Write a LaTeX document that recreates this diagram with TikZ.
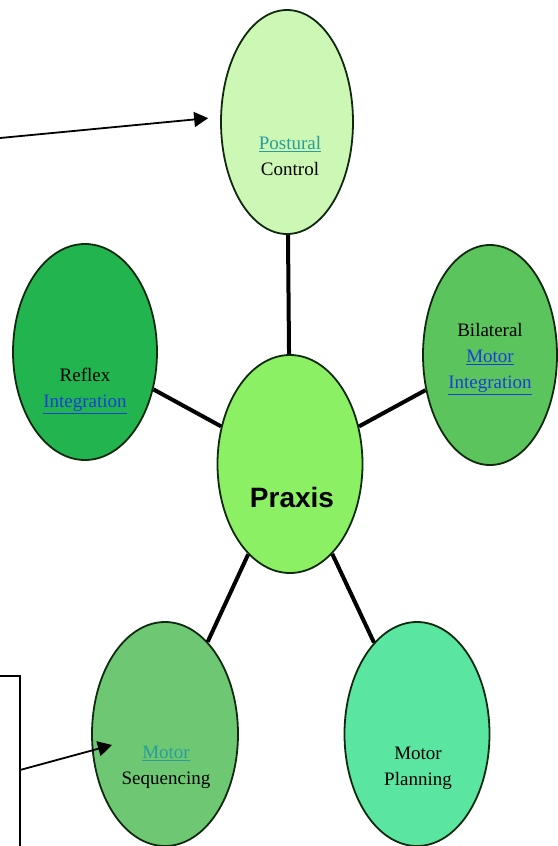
\documentclass[tikz,border=0pt]{standalone}
\usepackage{fontspec}
\setmainfont{Liberation Serif}
\newfontfamily\praxisfont{Liberation Sans}
\usetikzlibrary{arrows.meta,shapes.geometric}

\definecolor{posturalgreen}{HTML}{CCF7B4}
\definecolor{reflexgreen}{HTML}{22B44E}
\definecolor{bilateralgreen}{HTML}{5CC45C}
\definecolor{praxisgreen}{HTML}{8CF064}
\definecolor{sequencinggreen}{HTML}{6EC873}
\definecolor{planninggreen}{HTML}{5AE6A0}
\definecolor{linkblue}{HTML}{1A3FD8}
\definecolor{linkteal}{HTML}{2A9D9A}
\definecolor{rimgreen}{HTML}{102A10}

\newcommand\bluelink[1]{\textcolor{linkblue}{\underline{#1}}}
\newcommand\teallink[1]{\textcolor{linkteal}{\underline{#1}}}

\tikzset{
  area/.style={ellipse, draw=rimgreen, line width=1.8pt, inner sep=0pt},
  areatext/.style={align=center, font=\fontsize{19}{26}\selectfont},
  spoke/.style={line width=4pt, black},
  pointer/.style={line width=1.8pt, -{Triangle[length=14pt,width=15pt]}},
}

\begin{document}
\begin{tikzpicture}[x=1pt,y=-1pt]
  \useasboundingbox (0,0) rectangle (557,846);

  \coordinate (P) at (287,122);
  \coordinate (R) at (85,352);
  \coordinate (B) at (490,355);
  \coordinate (X) at (290,464);
  \coordinate (S) at (165,734);
  \coordinate (M) at (417,734);

  \node [area, fill=posturalgreen, minimum width=132pt, minimum height=224pt] (postural) at (P) {};
  \node [area, fill=reflexgreen, minimum width=144pt, minimum height=216pt] (reflex) at (R) {};
  \node [area, fill=bilateralgreen, minimum width=134pt, minimum height=220pt] (bilateral) at (B) {};
  \node [area, fill=praxisgreen, minimum width=145pt, minimum height=218pt] (praxis) at (X) {};
  \node [area, fill=sequencinggreen, minimum width=146pt, minimum height=224pt] (sequencing) at (S) {};
  \node [area, fill=planninggreen, minimum width=145pt, minimum height=224pt] (planning) at (M) {};

  % Spokes out of the centre.
  \draw [spoke] (postural) -- (praxis);
  \draw [spoke] (reflex) -- (praxis);
  \draw [spoke] (bilateral) -- (praxis);
  \draw [spoke] (sequencing) -- (praxis);
  \draw [spoke] (planning) -- (praxis);

  % Texts.
  \node [areatext] (postural-text) at (290,156) {\teallink{Postural}\\Control};
  \node [areatext] (reflex-text) at (85,391) {Reflex\\\bluelink{Integration}};
  \node [areatext] (bilateral-text) at (490,359) {Bilateral\\\bluelink{Motor}\\\bluelink{Integration}};
  \node [font=\praxisfont\bfseries\fontsize{28}{32}\selectfont] (praxis-text) at (292,497) {Praxis};
  \node [areatext] (sequencing-text) at (166,767) {\teallink{Motor}\\Sequencing};
  \node [areatext] (planning-text) at (418,768) {Motor\\Planning};

  % Side note and pointers.
  \coordinate (noteA) at (0,138);
  \coordinate (boxtop) at (0,676);
  \coordinate (boxcorner) at (20,676);
  \coordinate (boxbottom) at (20,846);
  \coordinate (noteB) at (20,770);
  \coordinate (seqtip) at (112,745);
  \draw [line width=1.2pt] (boxtop) -- (boxcorner) -- (boxbottom);
  \draw [pointer, shorten >=12pt] (noteA) -- ([yshift=5pt]postural.west);
  \draw [pointer] (noteB) -- (seqtip);
\end{tikzpicture}
\end{document}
++++++++++
Stated task |
The data above should be repeated exactly, minus any pictures.

Exercise response |
Write a LaTeX document that recreates this diagram with TikZ.
\documentclass[tikz,border=0pt]{standalone}
\usepackage{fontspec}
\setmainfont{Liberation Serif}
\newfontfamily\praxisfont{Liberation Sans}
\usetikzlibrary{arrows.meta,shapes.geometric}

\definecolor{posturalgreen}{HTML}{CCF7B4}
\definecolor{reflexgreen}{HTML}{22B44E}
\definecolor{bilateralgreen}{HTML}{5CC45C}
\definecolor{praxisgreen}{HTML}{8CF064}
\definecolor{sequencinggreen}{HTML}{6EC873}
\definecolor{planninggreen}{HTML}{5AE6A0}
\definecolor{linkblue}{HTML}{1A3FD8}
\definecolor{linkteal}{HTML}{2A9D9A}
\definecolor{rimgreen}{HTML}{102A10}

\newcommand\bluelink[1]{\textcolor{linkblue}{\underline{#1}}}
\newcommand\teallink[1]{\textcolor{linkteal}{\underline{#1}}}

\tikzset{
  area/.style={ellipse, draw=rimgreen, line width=1.8pt, inner sep=0pt},
  areatext/.style={align=center, font=\fontsize{19}{26}\selectfont},
  spoke/.style={line width=4pt, black},
  pointer/.style={line width=1.8pt, -{Triangle[length=14pt,width=15pt]}},
}

\begin{document}
\begin{tikzpicture}[x=1pt,y=-1pt]
  \useasboundingbox (0,0) rectangle (557,846);

  \coordinate (P) at (287,122);
  \coordinate (R) at (85,352);
  \coordinate (B) at (490,355);
  \coordinate (X) at (290,464);
  \coordinate (S) at (165,734);
  \coordinate (M) at (417,734);

  \node [area, fill=posturalgreen, minimum width=132pt, minimum height=224pt] (postural) at (P) {};
  \node [area, fill=reflexgreen, minimum width=144pt, minimum height=216pt] (reflex) at (R) {};
  \node [area, fill=bilateralgreen, minimum width=134pt, minimum height=220pt] (bilateral) at (B) {};
  \node [area, fill=praxisgreen, minimum width=145pt, minimum height=218pt] (praxis) at (X) {};
  \node [area, fill=sequencinggreen, minimum width=146pt, minimum height=224pt] (sequencing) at (S) {};
  \node [area, fill=planninggreen, minimum width=145pt, minimum height=224pt] (planning) at (M) {};

  % Spokes out of the centre.
  \draw [spoke] (postural) -- (praxis);
  \draw [spoke] (reflex) -- (praxis);
  \draw [spoke] (bilateral) -- (praxis);
  \draw [spoke] (sequencing) -- (praxis);
  \draw [spoke] (planning) -- (praxis);

  % Texts.
  \node [areatext] (postural-text) at (290,156) {\teallink{Postural}\\Control};
  \node [areatext] (reflex-text) at (85,391) {Reflex\\\bluelink{Integration}};
  \node [areatext] (bilateral-text) at (490,359) {Bilateral\\\bluelink{Motor}\\\bluelink{Integration}};
  \node [font=\praxisfont\bfseries\fontsize{28}{32}\selectfont] (praxis-text) at (292,497) {Praxis};
  \node [areatext] (sequencing-text) at (166,767) {\teallink{Motor}\\Sequencing};
  \node [areatext] (planning-text) at (418,768) {Motor\\Planning};

  % Side note and pointers.
  \coordinate (noteA) at (0,138);
  \coordinate (boxtop) at (0,676);
  \coordinate (boxcorner) at (20,676);
  \coordinate (boxbottom) at (20,846);
  \coordinate (noteB) at (20,770);
  \coordinate (seqtip) at (112,745);
  \draw [line width=1.2pt] (boxtop) -- (boxcorner) -- (boxbottom);
  \draw [pointer, shorten >=12pt] (noteA) -- ([yshift=5pt]postural.west);
  \draw [pointer] (noteB) -- (seqtip);
\end{tikzpicture}
\end{document}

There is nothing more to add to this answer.